Толстой хочет, чтобы мы, вслед за ним, испытывали физическую неприязнь к французскому императору. Вы можете мне не поверить, но, когда я впервые прочитал «Войну и мир», больше всего меня поразило – употреблю это слово – отвращение, которое, видимо, вызывал у Толстого Наполеон. Я тоже был школьником, но школьником, который прочитал книгу Тарле о Наполеоне раньше, чем роман-эпопею Толстого. У меня уже имелось мнение. И я недоумевал, почему советский ученый, которому a priori положено критиковать Наполеона, с трудом скрывает симпатию к своему герою, а великий писатель при любом удобном случае демонстрирует антипатию. Я тогда мало что понимал.
Впрочем, я и сейчас не вполне понимаю, как создатель гениального «Хаджи Мурата» мог написать такую тягомотину, как «Воскресение». Но с этим пусть литературоведы разбираются.
Я, например, считаю, что лучший анализ войны в романе-эпопее Толстого сделан не литературоведом, а профессиональным военным и одновременно историком генералом М. И. Драгомировым. Эрудитом с незаурядным писательским талантом.
Драгомиров, кстати, горячий поклонник Толстого. Он даже считал, что некоторые сцены из романа стоит «включать как полезнейшие дополнения к любому курсу военного искусства». И поскольку от восхищения генерал перейдет к критике, он даже находит оправдание для писателя: «Теоретические воззрения, принадлежащие собственно автору, носят на себе отпечаток односторонности, составляющей последствие сильной стороны его таланта, то есть способности живописать отдельные явления.
Всякий живописец, для того чтобы картина была верна, должен рисовать ее с одной точки».

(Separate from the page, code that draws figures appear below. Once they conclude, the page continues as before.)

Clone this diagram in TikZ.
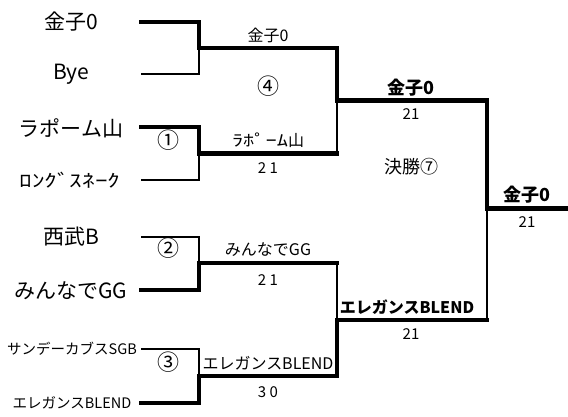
\documentclass[tikz,border=0pt]{standalone}
\usepackage{fontspec}
\setmainfont{Noto Sans CJK JP}[BoldFont={Noto Sans CJK JP Black}]
\newfontfamily\hankaku{Noto Sans CJK JP}[FakeStretch=1.4]

\begin{document}
\begin{tikzpicture}[x=1pt, y=-1pt,
    win/.style={line width=4.5pt, line cap=rect},
    lose/.style={line width=1.3pt},
    team/.style={inner sep=0pt, font=\fontsize{21}{21}\selectfont},
    small team/.style={inner sep=0pt, font=\fontsize{14.5}{14.5}\selectfont},
    result/.style={inner sep=0pt, font=\fontsize{16}{16}\selectfont},
    top result/.style={inner sep=0pt, font=\fontsize{18}{18}\selectfont\bfseries},
    score/.style={inner sep=0pt, font=\fontsize{15}{15}\selectfont},
    game/.style={inner sep=0pt, font=\fontsize{22}{22}\selectfont}]
    \useasboundingbox (0,0) rectangle (568,416);
    % Entry lines
    \coordinate (e1) at (141,22);
    \coordinate (e2) at (141,74);
    \coordinate (e3) at (141,127);
    \coordinate (e4) at (141,180);
    \coordinate (e5) at (141,237);
    \coordinate (e6) at (141,290);
    \coordinate (e7) at (141,349);
    \coordinate (e8) at (141,403);
    % Match points
    \coordinate (r1) at (199,48);
    \coordinate (r2) at (199,153.5);
    \coordinate (r3) at (199,263);
    \coordinate (r4) at (199,376);
    \coordinate (s1) at (337,100.5);
    \coordinate (s2) at (337,320);
    \coordinate (f) at (487,208.5);
    \coordinate (w) at (568,208.5);
    % Teams
    \node[team] (t1) at (71,22) {金子0};
    \node[team] (t2) at (71,74) {Bye};
    \node[team] (t3) at (71,128) {ラポーム山};
    \node[team] (t4) at (70,180) {\hankaku\fontsize{18}{18}\selectfont ﾛﾝｸﾞｽﾈｰｸ};
    \node[team] (t5) at (71,237) {西武B};
    \node[team] (t6) at (71,291) {みんなでGG};
    \node[small team] (t7) at (72,349) {サンデーカブスSGB};
    \node[small team] (t8) at (72,403) {エレガンスBLEND};
    % First round
    \draw[win] (e1) -| (r1);
    \draw[lose] (e2) -| (r1);
    \draw[win] (e3) -| (r2);
    \draw[lose] (e4) -| (r2);
    \draw[lose] (e5) -| (r3);
    \draw[win] (e6) -| (r3);
    \draw[lose] (e7) -| (r4);
    \draw[win] (e8) -| (r4);
    \node[game] (g1) at (168,140) {①};
    \node[game] (g2) at (168,248) {②};
    \node[game] (g3) at (168,362) {③};
    % Second round
    \draw[win] (r1) -| (s1);
    \draw[win] (r2) -- (r2 -| s1);
    \draw[lose] (r2 -| s1) -- (s1);
    \draw[win] (r3) -- (r3 -| s2);
    \draw[lose] (r3 -| s2) -- (s2);
    \draw[win] (r4) -| (s2);
    \node[result] (w1) at (268,35) {金子0};
    \node[game] (g4) at (268,86) {④};
    \node[result] (w2) at (268,140) {\hankaku ﾗﾎﾟｰﾑ\normalfont 山};
    \node[score] (p2) at (268,168) {2 1};
    \node[result] (w3) at (268,250) {みんなでGG};
    \node[score] (p3) at (268,280) {2 1};
    \node[result] (w4) at (268,363) {エレガンスBLEND};
    \node[score] (p4) at (268,392) {3 0};
    % Semi-final and final
    \draw[win] (s1) -| (f);
    \draw[win] (s2) -- (s2 -| f);
    \draw[lose] (s2 -| f) -- (f);
    \draw[win] (f) -- (w);
    \node[top result] (v1) at (411,88) {金子0};
    \node[score] (q1) at (411,114) {21};
    \node[game, font=\fontsize{18}{18}\selectfont] (g7) at (411,167) {決勝⑦};
    \node[top result, font=\fontsize{16}{16}\selectfont\bfseries] (v2) at (407,307) {エレガンスBLEND};
    \node[score] (q2) at (411,334) {21};
    \node[top result] (champ) at (527,195) {金子0};
    \node[score] (q3) at (527,222) {21};
\end{tikzpicture}
\end{document}
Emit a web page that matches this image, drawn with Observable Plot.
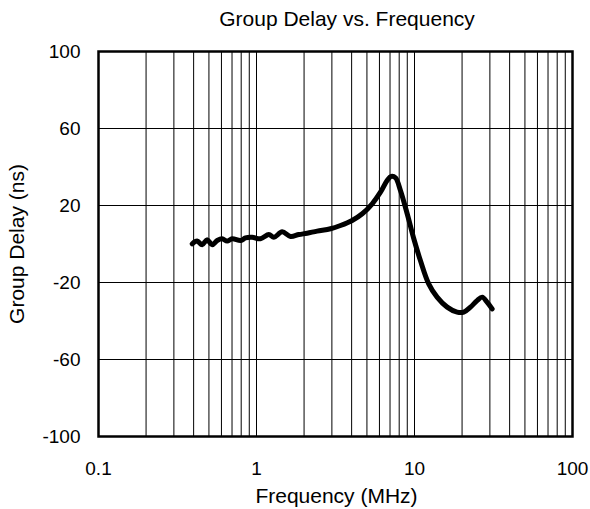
<!DOCTYPE html>
<html>
<head>
<meta charset="utf-8">
<script src="https://cdn.jsdelivr.net/npm/d3@7"></script>
<script src="https://cdn.jsdelivr.net/npm/@observablehq/plot@0.6"></script>
<style>
  html, body { margin: 0; padding: 0; background: #fff; }
  svg { display: block; }
</style>
</head>
<body>
<div id="chart"></div>
<script>
const title = "Group Delay vs. Frequency";
const xLabel = "Frequency (MHz)";
const yLabel = "Group Delay (ns)";

const freqMHz = [0.392, 0.421, 0.453, 0.487, 0.524, 0.564, 0.606, 0.652, 0.702, 0.794, 0.852, 0.939,
  1.06, 1.197, 1.288, 1.454, 1.642, 1.854, 2.093, 2.421, 2.94, 3.40, 4.03, 4.67, 5.40, 6.09,
  6.71, 7.12, 7.58, 8.15, 8.99, 9.90, 10.9, 12.3, 13.9, 16.1, 18.6, 20.5, 22.6, 24.9, 26.8, 28.8, 31.0];
const delayNs = [0.1, 1.5, -0.4, 2.2, -0.4, 1.8, 2.7, 1.5, 2.7, 1.8, 3.2, 3.5,
  2.7, 4.9, 3.5, 6.3, 3.9, 4.9, 5.6, 6.7, 7.9, 9.6, 12.2, 15.7, 20.9, 26.9,
  33.0, 35.1, 34.4, 27.8, 15.7, 2.7, -8.6, -20.7, -27.6, -32.8, -35.4, -35.4, -32.8, -29.4, -27.6, -30.2, -33.7];

const xTicks = [0.1, 1, 10, 100];
const yTicks = [-100, -60, -20, 20, 60, 100];
const yGrid = [-60, -20, 20, 60];
const xGrid = [];
for (const dec of [0.1, 1, 10]) for (let k = 1; k <= 9; k++) if (!(dec === 0.1 && k === 1)) xGrid.push(+(dec * k).toPrecision(3));

const data = freqMHz.map((f, i) => ({f, d: delayNs[i]}));

const chart = Plot.plot({
  width: 590,
  height: 509,
  marginLeft: 98,
  marginRight: 18,
  marginTop: 51,
  marginBottom: 73,
  style: {fontFamily: "'Liberation Sans', Arial, sans-serif", fontSize: "19px", background: "#fff", color: "#000"},
  x: {type: "log", domain: [0.1, 100]},
  y: {domain: [-100, 100]},
  marks: [
    Plot.ruleX(xGrid, {stroke: "#000", strokeWidth: 1}),
    Plot.ruleY(yGrid, {stroke: "#000", strokeWidth: 1}),
    Plot.axisX({ticks: xTicks, tickFormat: d => String(d), tickSize: 0, tickPadding: 25, fontSize: 19, label: null}),
    Plot.axisY({ticks: yTicks, tickFormat: d => String(d), tickSize: 0, tickPadding: 18, fontSize: 19, label: null}),
    Plot.line(data, {x: "f", y: "d", stroke: "#000", strokeWidth: 5, curve: "catmull-rom", strokeLinejoin: "round", strokeLinecap: "round"}),
    Plot.frame({stroke: "#000", strokeWidth: 2.5}),
    Plot.text([title], {frameAnchor: "top", text: d => d, dx: 11.5, dy: -32, lineAnchor: "middle", textAnchor: "middle", fontSize: 21}),
    Plot.text([xLabel], {frameAnchor: "bottom", text: d => d, dx: 1, dy: 60, lineAnchor: "middle", textAnchor: "middle", fontSize: 21}),
    Plot.text([yLabel], {frameAnchor: "left", text: d => d, rotate: -90, dx: -81, lineAnchor: "middle", textAnchor: "middle", fontSize: 21})
  ]
});
document.getElementById("chart").appendChild(chart);
</script>
</body>
</html>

Драгомиров совсем не против субъективного восприятия, скорее наоборот. Только пресловутая «одна точка» не может быть истиной в последней инстанции. И если генерал ничего не имеет против пацифизма Толстого, то его описание войны вызывает у него просто недоумение. Ну как можно подняться до таких вершин, а потом опуститься до плоских рассуждений и банального морализаторства?
Хорошо, Драгомиров – генерал. Ему могло быть обидно «за своих». Послушаем писателей.
Салтыков-Щедрин высоко оценивает «мирную» часть романа и крайне негативно высказывается о «военной»: «Эти военные сцены – одна ложь и суета. Багратион и Кутузов – кукольные генералы».
Примерно о том же пишет Тургенев: «Историческая прибавка, от которой читатели в восторге, кукольная комедия и шарлатанство… Толстой поражает читателя носком сапога Александра, смехом Сперанского, заставляя думать, что он обо всем этом знает, коли даже до этих мелочей дошел, а он и знает только эти мелочи…»
Великие писатели сразу почувствовали фальшь. Употребляют один и тот же эпитет – «кукольный». Совсем не случайно!
Конечно, их не сильно волнуют, например, неточности. Они у Толстого есть. Он написал, что мундиры французских драгун синего цвета, хотя они зеленые. Назвал генерала Бельяра гасконцем, а он уроженец Вандеи. Так подобную ошибку даже историки совершают! Это все «несущественные мелочи». Как и некоторые вольности в описании перемещения войск.
На «неточности» в основном указывали ветераны войны 1812 года, хотя больше их возмутило другое.
Вот поэт Петр Вяземский и министр просвещения Авраам Норов. Оба – участники Бородинского сражения, Норов получил тяжелое ранение. Оба пришли в негодование от того, как Толстой осмыслил войну. Понять ветеранов можно: они честно сражались в войне, которая, по мнению писателя, была совершенно бесполезным занятием, в котором нет ничего героического.
Ни Тургенев, ни Салтыков-Щедрин не сражались. Их чувства Толстой не оскорбил. Они оценивают трактовку войны исключительно разумом. Вновь повторю слова Салтыкова-Щедрина: «Ложь и суета». Резковато, конечно. Но, знаете ли, чувствовать себя обманутым тоже не очень приятно. Пребываешь в полном восхищении, а потом раз – и натыкаешься на что-то, что вызывает как минимум недоумение. Нечто, что, по мнению Драгомирова, «не выдерживает даже снисходительной критики».
Пацифист Толстой имеет право ненавидеть войну, нам может нравиться или не нравиться то, как писатель «воюет с войной». А заодно с теми, кто ее олицетворяет. С Наполеоном, с генералами.
Почему генералы – «кукольные»? Да потому, что нет, по Толстому, у войны никаких законов! Успехи, неудачи – все цепь случайностей, вроде капризов погоды. Генералы и впрямь куклы в руках Судьбы. Нет среди них ни гениев, ни посредственностей.